[Exercise] Look through the data below and report how many lines include "page". Only the number should be given.

[Record excerpts]
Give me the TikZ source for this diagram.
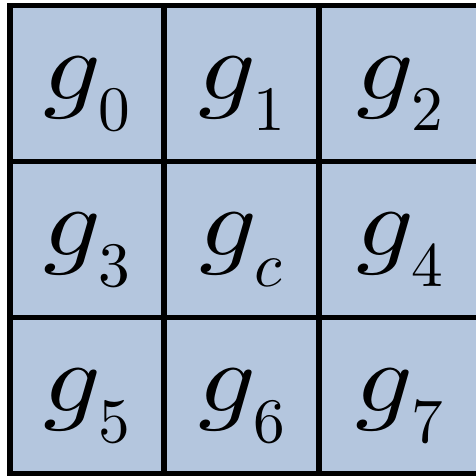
\documentclass[tikz,border=0pt]{standalone}
\usepackage{unicode-math}
\usepackage{graphicx}
\usetikzlibrary{positioning}
\definecolor{cellblue}{RGB}{180,198,222}
\newcommand{\gsub}[1]{\scalebox{1.15}[1]{$g$}\kern-0.5pt\raisebox{-8.8pt}{\fontsize{18}{20}\selectfont$#1$}}

\begin{document}
\begin{tikzpicture}[
    cell/.style={rectangle, draw=black, fill=cellblue, line width=1.7pt, minimum width=1.545cm, minimum height=1.56cm, inner sep=0pt, outer sep=0pt, text height=0.7cm, text depth=0.37cm, font=\fontsize{28}{34}\selectfont},
    lastcol/.style={minimum width=1.62cm}
]
\useasboundingbox (0,0) rectangle (4.76,4.76);

\node (G0) [cell] at (0.87,3.925) {\gsub{0}};
\node (G1) [cell, right=0pt of G0] {\gsub{1}};
\node (G2) [cell, lastcol, right=0pt of G1] {\gsub{2}};
\node (G3) [cell, below=0pt of G0] {\gsub{3}};
\node (GC) [cell, right=0pt of G3] {\gsub{c}};
\node (G4) [cell, lastcol, right=0pt of GC] {\gsub{4}};
\node (G5) [cell, below=0pt of G3] {\gsub{5}};
\node (G6) [cell, right=0pt of G5] {\gsub{6}};
\node (G7) [cell, lastcol, right=0pt of G6] {\gsub{7}};

\end{tikzpicture}
\end{document}
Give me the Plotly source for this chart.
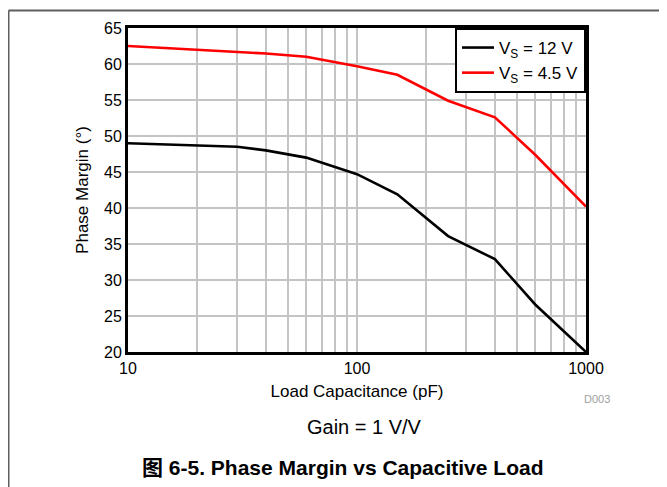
import plotly.graph_objects as go

# ---- data ----
cap_pf = [10, 30, 40, 60, 100, 150, 250, 400, 600, 1000]
pm_vs_12 = [49.0, 48.5, 48.0, 47.0, 44.7, 41.9, 36.1, 32.9, 26.6, 20.0]
pm_vs_4p5 = [62.5, 61.7, 61.45, 61.0, 59.7, 58.5, 54.9, 52.6, 47.4, 40.2]

x_major_ticks = [10, 100, 1000]
x_major_labels = ["10", "100", "1000"]
x_minor_ticks = [20, 30, 40, 50, 60, 70, 80, 90, 200, 300, 400, 500, 600, 700, 800, 900]
y_ticks = [20, 25, 30, 35, 40, 45, 50, 55, 60, 65]

series_names = ["V<sub>S</sub> = 12 V", "V<sub>S</sub> = 4.5 V"]

FONT = "Liberation Sans, Arial, Noto Sans CJK SC, sans-serif"

fig = go.Figure()
fig.add_trace(go.Scatter(x=cap_pf, y=pm_vs_12, mode="lines", name=series_names[0],
                         line=dict(color="black", width=2.6)))
fig.add_trace(go.Scatter(x=cap_pf, y=pm_vs_4p5, mode="lines", name=series_names[1],
                         line=dict(color="#ff0000", width=2.6)))

# page has an 8px body margin; figure coordinates are page coordinates minus 8
OFF = 8
W, H = 667 - OFF, 487 - OFF
L, R, T, B = 128 - OFF, 81, 26 - OFF, 135
pw, ph = W - L - R, H - T - B


def px(xp):
    # page x -> paper fraction
    return (xp - OFF - L) / pw


def py(yp):
    # page y -> paper fraction
    return (H - B - (yp - OFF)) / ph


fig.update_layout(
    width=W, height=H, autosize=False,
    margin=dict(l=L, r=R, t=T, b=B, pad=0),
    paper_bgcolor="white", plot_bgcolor="white",
    font=dict(family=FONT, size=16, color="black"),
    showlegend=True,
    legend=dict(x=1, xanchor="right", y=1, yanchor="top",
                bgcolor="white", bordercolor="black", borderwidth=2,
                font=dict(size=17), tracegroupgap=0, itemwidth=32),
    xaxis=dict(
        type="log", range=[1, 3],
        tickvals=x_major_ticks, ticktext=x_major_labels,
        ticks="", showgrid=True, gridcolor="#c4c4c4", gridwidth=1.5,
        minor=dict(tickvals=x_minor_ticks, showgrid=True, gridcolor="#c4c4c4", gridwidth=1.5, ticks=""),
        showline=True, linecolor="black", linewidth=3, mirror=True,
        zeroline=False,
        tickfont=dict(size=16),
        title=dict(text="Load Capacitance (pF)", font=dict(size=17), standoff=9),
    ),
    yaxis=dict(
        range=[20, 65], tickvals=y_ticks,
        ticks="", showgrid=True, gridcolor="#c4c4c4", gridwidth=1.5,
        showline=True, linecolor="black", linewidth=3, mirror=True,
        zeroline=False,
        tickfont=dict(size=16),
        title=dict(text="Phase Margin (°)", font=dict(size=17), standoff=12),
    ),
    shapes=[
        dict(type="line", xref="paper", yref="paper",
             x0=px(8.5), x1=px(8.5), y0=py(8.5), y1=py(500),
             line=dict(color="#5f5f5f", width=2)),
        dict(type="line", xref="paper", yref="paper",
             x0=px(8.5), x1=px(680), y0=py(8.5), y1=py(8.5),
             line=dict(color="#5f5f5f", width=2)),
    ],
    annotations=[
        dict(text="D003", xref="paper", yref="paper", x=px(612), y=py(399),
             xanchor="right", yanchor="middle", showarrow=False,
             font=dict(size=11, color="#a0a0a0")),
        dict(text="Gain = 1 V/V", xref="paper", yref="paper", x=px(364), y=py(427),
             xanchor="center", yanchor="middle", showarrow=False,
             font=dict(size=20, color="black")),
        dict(text="<b>图 6-5. Phase Margin vs Capacitive Load</b>", xref="paper", yref="paper",
             x=px(342.5), y=py(468), xanchor="center", yanchor="middle", showarrow=False,
             font=dict(size=21, color="black")),
    ],
)

fig.write_html("out.html")
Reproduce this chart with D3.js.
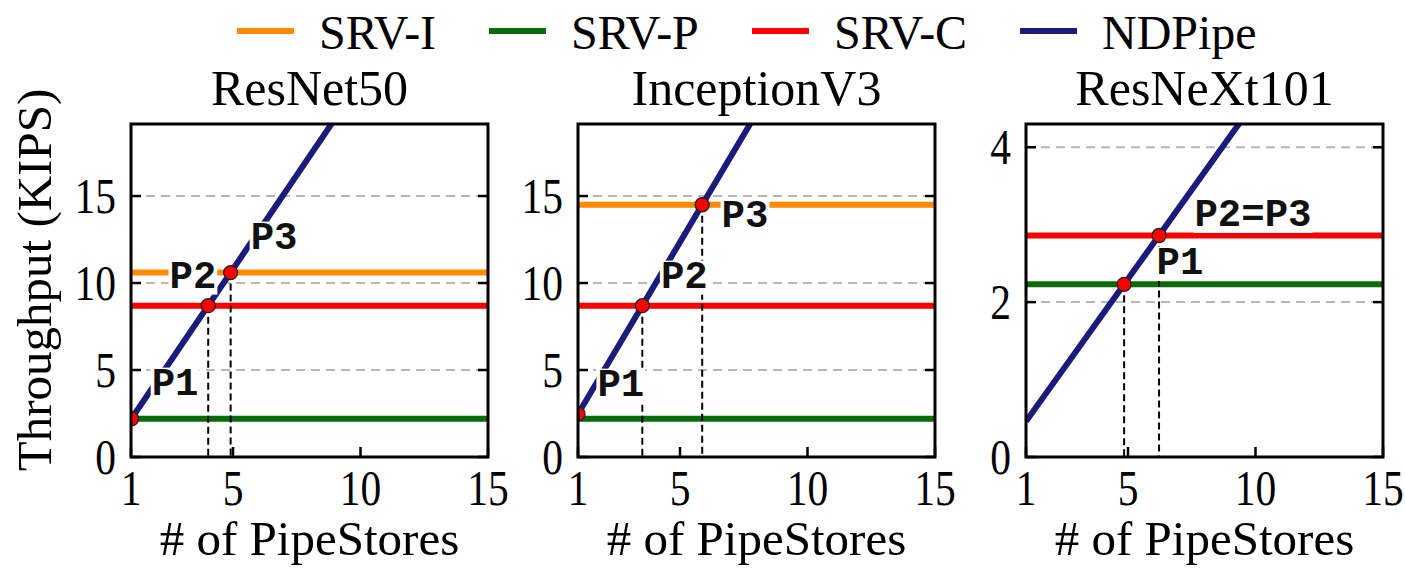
<!DOCTYPE html>
<html>
<head>
<meta charset="utf-8">
<script src="https://cdn.jsdelivr.net/npm/d3@7"></script>
<style>
  html, body { margin: 0; padding: 0; background: #fff; }
  svg { display: block; }
</style>
</head>
<body>
<svg id="chart" width="1405" height="569"></svg>
<script>
// Models shown in the three panels
const models = ["ResNet50", "InceptionV3", "ResNeXt101"];

// Flat throughput (KIPS) of each baseline server configuration
const srvI = [10.6, 14.5, null];
const srvP = [2.2, 2.2, 2.23];
const srvC = [8.7, 8.7, 2.86];

// NDPipe throughput added by each PipeStore (KIPS per store)
const ndpipePerStore = [2.16, 2.47, 0.46];

// Axis extents and ticks
const xDomain = [1, 15];
const xTicks = [1, 5, 10, 15];
const yMax = [19.14, 19.14, 4.30];
const yTicks = [[0, 5, 10, 15], [0, 5, 10, 15], [0, 2, 4]];

// Crossing-point annotations: which baseline each point crosses, and where its text sits
const pointSeries = [["P", "C", "I"], ["P", "C", "I"], ["P", "C"]];
const pointLabels = [
  [{ t: "P1", x: 2.73, y: 4.37 }, { t: "P2", x: 3.43, y: 10.52 }, { t: "P3", x: 6.61, y: 12.76 }],
  [{ t: "P1", x: 2.68, y: 4.31 }, { t: "P2", x: 5.17, y: 10.52 }, { t: "P3", x: 7.55, y: 14.02 }],
  [{ t: "P2=P3", x: 9.9, y: 3.16 }, { t: "P1", x: 7.04, y: 2.54 }]
];

const legendNames = ["SRV-I", "SRV-P", "SRV-C", "NDPipe"];
const colors = { I: "#ff8c00", P: "#0a6b0a", C: "#ff0000", N: "#1b1b7c" };
const legendColors = [colors.I, colors.P, colors.C, colors.N];

const serif = "'Liberation Serif', 'Times New Roman', serif";
const mono = "'Courier New', 'Liberation Mono', monospace";

const svg = d3.select("#chart");

// Layout
const panelLeft = [131, 578, 1026];
const panelW = 357, panelTop = 124, panelH = 333;
const tickFont = 50, tickSqueeze = 0.83;

// Legend
const legendX = [237, 489, 752, 1020];
const legend = svg.append("g");
legendNames.forEach((name, i) => {
  legend.append("line")
    .attr("x1", legendX[i]).attr("x2", legendX[i] + 57)
    .attr("y1", 31).attr("y2", 31)
    .attr("stroke", legendColors[i]).attr("stroke-width", 6);
  legend.append("text")
    .attr("x", legendX[i] + 82).attr("y", 49)
    .attr("font-family", serif).attr("font-size", 48)
    .text(name);
});

// Y axis title
svg.append("text")
  .attr("transform", `translate(51, 280) rotate(-90)`)
  .attr("text-anchor", "middle")
  .attr("font-family", serif).attr("font-size", 49)
  .text("Throughput (KIPS)");

models.forEach((model, p) => {
  const x = d3.scaleLinear().domain(xDomain).range([panelLeft[p], panelLeft[p] + panelW]);
  const y = d3.scaleLinear().domain([0, yMax[p]]).range([panelTop + panelH, panelTop]);
  const g = svg.append("g");

  const clipId = "clip" + p;
  svg.append("clipPath").attr("id", clipId)
    .append("rect")
    .attr("x", panelLeft[p]).attr("y", panelTop)
    .attr("width", panelW).attr("height", panelH);

  // Dashed grid at the y ticks
  g.append("g").selectAll("line")
    .data(yTicks[p].filter(v => v > 0))
    .join("line")
    .attr("x1", x(xDomain[0])).attr("x2", x(xDomain[1]))
    .attr("y1", d => y(d)).attr("y2", d => y(d))
    .attr("stroke", "#b8b8b8").attr("stroke-width", 2)
    .attr("stroke-dasharray", "9,6");

  const plot = g.append("g").attr("clip-path", `url(#${clipId})`);

  // Baseline server throughput levels
  const levels = { I: srvI[p], P: srvP[p], C: srvC[p] };
  ["P", "C", "I"].forEach(key => {
    const v = levels[key];
    if (v == null) return;
    plot.append("line")
      .attr("x1", x(xDomain[0])).attr("x2", x(xDomain[1]))
      .attr("y1", y(v)).attr("y2", y(v))
      .attr("stroke", colors[key]).attr("stroke-width", 6);
  });

  // Crossing points of NDPipe with each baseline
  const k = ndpipePerStore[p];
  const pts = pointSeries[p].map(key => {
    const px = Math.max(xDomain[0], levels[key] / k);
    return { x: px, y: k * px };
  });

  // Drop lines from crossing points to the x axis
  plot.append("g").selectAll("line")
    .data(pts.filter(d => d.x > xDomain[0] + 0.05))
    .join("line")
    .attr("x1", d => x(d.x)).attr("x2", d => x(d.x))
    .attr("y1", d => y(d.y)).attr("y2", y(0))
    .attr("stroke", "#000").attr("stroke-width", 2)
    .attr("stroke-dasharray", "7,4");

  // NDPipe linear scaling
  const nd = d3.line().x(d => x(d)).y(d => y(k * d));
  plot.append("path")
    .datum(xDomain)
    .attr("d", nd)
    .attr("fill", "none")
    .attr("stroke", colors.N).attr("stroke-width", 6);

  // Point labels on a white box
  pointLabels[p].forEach(l => {
    const lg = plot.append("g");
    const txt = lg.append("text")
      .attr("x", x(l.x)).attr("y", y(l.y))
      .attr("dy", "0.35em")
      .attr("text-anchor", "middle")
      .attr("font-family", mono).attr("font-weight", "bold").attr("font-size", 39)
      .attr("fill", "#111")
      .text(l.t);
    const bb = txt.node().getBBox();
    lg.insert("rect", "text")
      .attr("x", bb.x - 1).attr("y", bb.y + 5)
      .attr("width", bb.width + 2).attr("height", bb.height - 10)
      .attr("fill", "#fff");
  });

  // Points
  plot.append("g").selectAll("circle")
    .data(pts)
    .join("circle")
    .attr("cx", d => x(d.x)).attr("cy", d => y(d.y))
    .attr("r", 7)
    .attr("fill", "#ff0000").attr("stroke", "#222").attr("stroke-width", 1.3);

  // Inward ticks on left, right and bottom
  const tickLen = 10;
  const tk = g.append("g").attr("stroke", "#000").attr("stroke-width", 2.5);
  yTicks[p].forEach(v => {
    tk.append("line").attr("x1", x(xDomain[0])).attr("x2", x(xDomain[0]) + tickLen)
      .attr("y1", y(v)).attr("y2", y(v));
    tk.append("line").attr("x1", x(xDomain[1])).attr("x2", x(xDomain[1]) - tickLen)
      .attr("y1", y(v)).attr("y2", y(v));
  });
  xTicks.forEach(v => {
    tk.append("line").attr("x1", x(v)).attr("x2", x(v))
      .attr("y1", y(0)).attr("y2", y(0) - tickLen);
  });

  // Frame
  g.append("rect")
    .attr("x", panelLeft[p]).attr("y", panelTop)
    .attr("width", panelW).attr("height", panelH)
    .attr("fill", "none").attr("stroke", "#000").attr("stroke-width", 3);

  // Tick labels (narrow digits)
  g.append("g").selectAll("text")
    .data(yTicks[p])
    .join("text")
    .attr("transform", d => `translate(${x(xDomain[0]) - 15},${y(d)}) scale(${tickSqueeze},1)`)
    .attr("dy", "0.34em")
    .attr("text-anchor", "end")
    .attr("font-family", serif).attr("font-size", tickFont)
    .text(d => d);
  g.append("g").selectAll("text")
    .data(xTicks)
    .join("text")
    .attr("transform", d => `translate(${x(d)},${y(0) + 48}) scale(${tickSqueeze},1)`)
    .attr("text-anchor", "middle")
    .attr("font-family", serif).attr("font-size", tickFont)
    .text(d => d);

  // Axis title and panel title
  g.append("text")
    .attr("x", panelLeft[p] + panelW / 2).attr("y", 555)
    .attr("text-anchor", "middle")
    .attr("font-family", serif).attr("font-size", 49)
    .text("# of PipeStores");
  g.append("text")
    .attr("x", panelLeft[p] + panelW / 2).attr("y", 105)
    .attr("text-anchor", "middle")
    .attr("font-family", serif).attr("font-size", 50)
    .text(model);
});
</script>
</body>
</html>
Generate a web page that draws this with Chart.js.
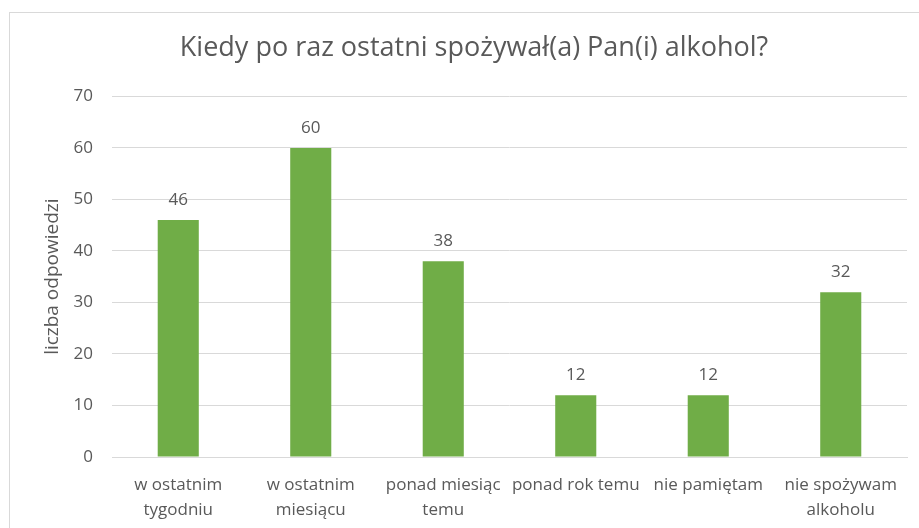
<!DOCTYPE html>
<html>
<head>
<meta charset="utf-8">
<script src="https://cdn.jsdelivr.net/npm/chart.js@4"></script>
<style>
  html, body { margin: 0; padding: 0; background: #fff; }
  #wrap { position: relative; width: 919px; height: 528px; overflow: hidden; }
  #frame { position: absolute; left: 9px; top: 12px; width: 920px; height: 530px; border: 1px solid #d9d9d9; box-sizing: border-box; }
  #chart { position: absolute; left: 0; top: 0; }
</style>
</head>
<body>
<div id="wrap">
  <div id="frame"></div>
  <canvas id="chart" width="919" height="528"></canvas>
</div>
<script>
// Chart data
const categories = [
  ['w ostatnim', 'tygodniu'],
  ['w ostatnim', 'miesiącu'],
  ['ponad miesiąc', 'temu'],
  'ponad rok temu',
  'nie pamiętam',
  ['nie spożywam', 'alkoholu'],
];
const answers = [46, 60, 38, 12, 12, 32];
const yTicks = [0, 10, 20, 30, 40, 50, 60, 70];

const textColor = '#595959';
const fontFamily = '"Open Sans", "Noto Sans", sans-serif';

// Draw value labels above bars
const valueLabels = {
  id: 'valueLabels',
  afterDatasetsDraw(chart) {
    const { ctx } = chart;
    const meta = chart.getDatasetMeta(0);
    ctx.save();
    ctx.fillStyle = textColor;
    ctx.font = `17px ${fontFamily}`;
    ctx.textAlign = 'center';
    ctx.textBaseline = 'middle';
    meta.data.forEach((bar, i) => {
      ctx.fillText(answers[i], bar.x, bar.y - 20);
    });
    ctx.restore();
  },
};

const ctx = document.getElementById('chart');
// eslint-disable-next-line no-unused-vars
const chart = new Chart(ctx, {
  type: 'bar',
  data: {
    labels: categories,
    datasets: [{
      label: 'liczba odpowiedzi',
      data: answers,
      backgroundColor: '#70ad47',
      categoryPercentage: 1,
      barPercentage: 0.31,
    }],
  },
  options: {
    responsive: false,
    animation: false,
    layout: {
      padding: { top: 0, left: 41, right: 12, bottom: 0 },
    },
    scales: {
      y: {
        min: 0,
        max: 70,
        afterBuildTicks: (scale) => {
          scale.ticks = yTicks.map((v) => ({ value: v }));
        },
        afterFit: (scale) => { scale.width = 71; },
        grid: { color: '#d9d9d9', drawTicks: false },
        border: { display: false },
        ticks: {
          color: textColor,
          font: { family: fontFamily, size: 17 },
          padding: 19,
        },
        title: {
          display: true,
          text: 'liczba odpowiedzi',
          color: textColor,
          font: { family: fontFamily, size: 19 },
          padding: 0,
        },
      },
      x: {
        afterFit: (scale) => { scale.height = 71; },
        grid: { display: false },
        border: { color: '#d9d9d9' },
        ticks: {
          color: textColor,
          font: { family: fontFamily, size: 17, lineHeight: 1.5 },
          maxRotation: 0,
          autoSkip: false,
          padding: 7,
        },
      },
    },
    plugins: {
      legend: { display: false },
      tooltip: { enabled: false },
      title: {
        display: true,
        text: 'Kiedy po raz ostatni spożywał(a) Pan(i) alkohol?',
        color: textColor,
        font: { family: fontFamily, size: 27, weight: 'normal' },
        padding: { top: 32, bottom: 32 },
      },
    },
  },
  plugins: [valueLabels],
});
</script>
</body>
</html>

[Correct output] 4